Data segment:
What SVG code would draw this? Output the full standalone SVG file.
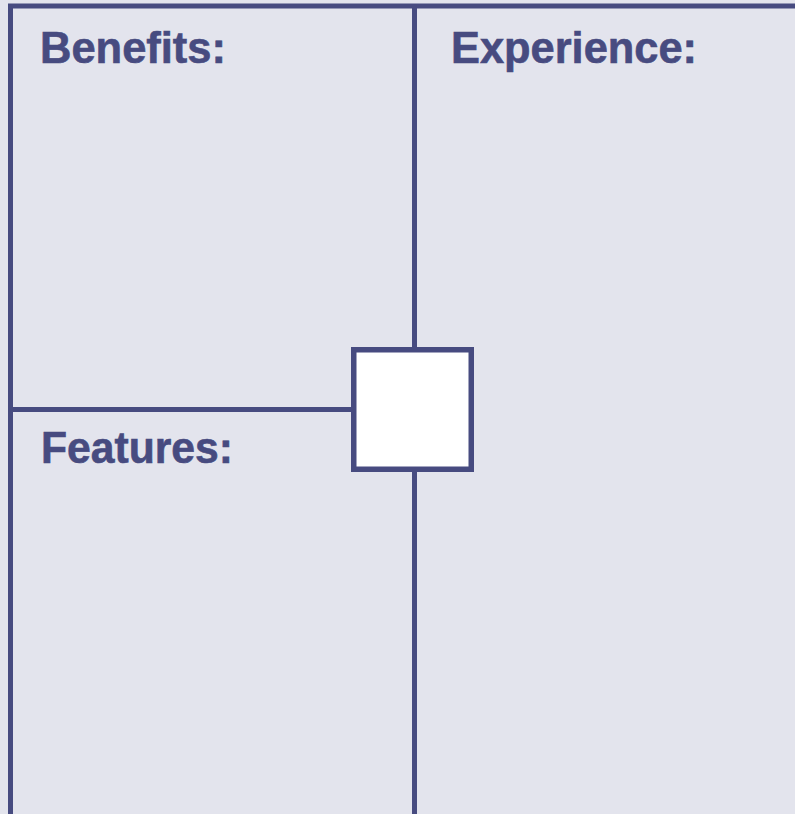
<svg xmlns="http://www.w3.org/2000/svg" width="795" height="814" viewBox="0 0 795 814">
<style>
.ln{stroke:#474b80;stroke-width:5;fill:none}
.lbl{font-family:"Liberation Sans",Arial,sans-serif;font-weight:bold;font-size:44px;fill:#474b80;stroke:#474b80;stroke-width:0.6}
</style>
<rect x="0" y="0" width="795" height="814" fill="#e3e4ed"/>
<g id="connectors">
<line class="ln" x1="8" y1="6" x2="795" y2="6"/>
<line class="ln" x1="10.5" y1="4" x2="10.5" y2="814"/>
<line class="ln" x1="414.5" y1="6" x2="414.5" y2="350"/>
<line class="ln" x1="414.5" y1="469" x2="414.5" y2="814"/>
<line class="ln" x1="10.5" y1="409.5" x2="354" y2="409.5"/>
</g>
<g id="benefits"><text class="lbl" x="40" y="63" textLength="186" lengthAdjust="spacingAndGlyphs">Benefits:</text></g>
<g id="experience"><text class="lbl" x="451" y="63" textLength="246" lengthAdjust="spacingAndGlyphs">Experience:</text></g>
<g id="features"><text class="lbl" x="41" y="463" textLength="192" lengthAdjust="spacingAndGlyphs">Features:</text></g>
<g id="center"><rect x="353.75" y="349.75" width="117.5" height="119.5" fill="#ffffff" stroke="#474b80" stroke-width="5.5"/></g>
</svg>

Task requirements:
Copy each line in full and exactly, omitting any picture.

The reply:
What SVG code would draw this? Output the full standalone SVG file.
<svg xmlns="http://www.w3.org/2000/svg" width="795" height="814" viewBox="0 0 795 814">
<style>
.ln{stroke:#474b80;stroke-width:5;fill:none}
.lbl{font-family:"Liberation Sans",Arial,sans-serif;font-weight:bold;font-size:44px;fill:#474b80;stroke:#474b80;stroke-width:0.6}
</style>
<rect x="0" y="0" width="795" height="814" fill="#e3e4ed"/>
<g id="connectors">
<line class="ln" x1="8" y1="6" x2="795" y2="6"/>
<line class="ln" x1="10.5" y1="4" x2="10.5" y2="814"/>
<line class="ln" x1="414.5" y1="6" x2="414.5" y2="350"/>
<line class="ln" x1="414.5" y1="469" x2="414.5" y2="814"/>
<line class="ln" x1="10.5" y1="409.5" x2="354" y2="409.5"/>
</g>
<g id="benefits"><text class="lbl" x="40" y="63" textLength="186" lengthAdjust="spacingAndGlyphs">Benefits:</text></g>
<g id="experience"><text class="lbl" x="451" y="63" textLength="246" lengthAdjust="spacingAndGlyphs">Experience:</text></g>
<g id="features"><text class="lbl" x="41" y="463" textLength="192" lengthAdjust="spacingAndGlyphs">Features:</text></g>
<g id="center"><rect x="353.75" y="349.75" width="117.5" height="119.5" fill="#ffffff" stroke="#474b80" stroke-width="5.5"/></g>
</svg>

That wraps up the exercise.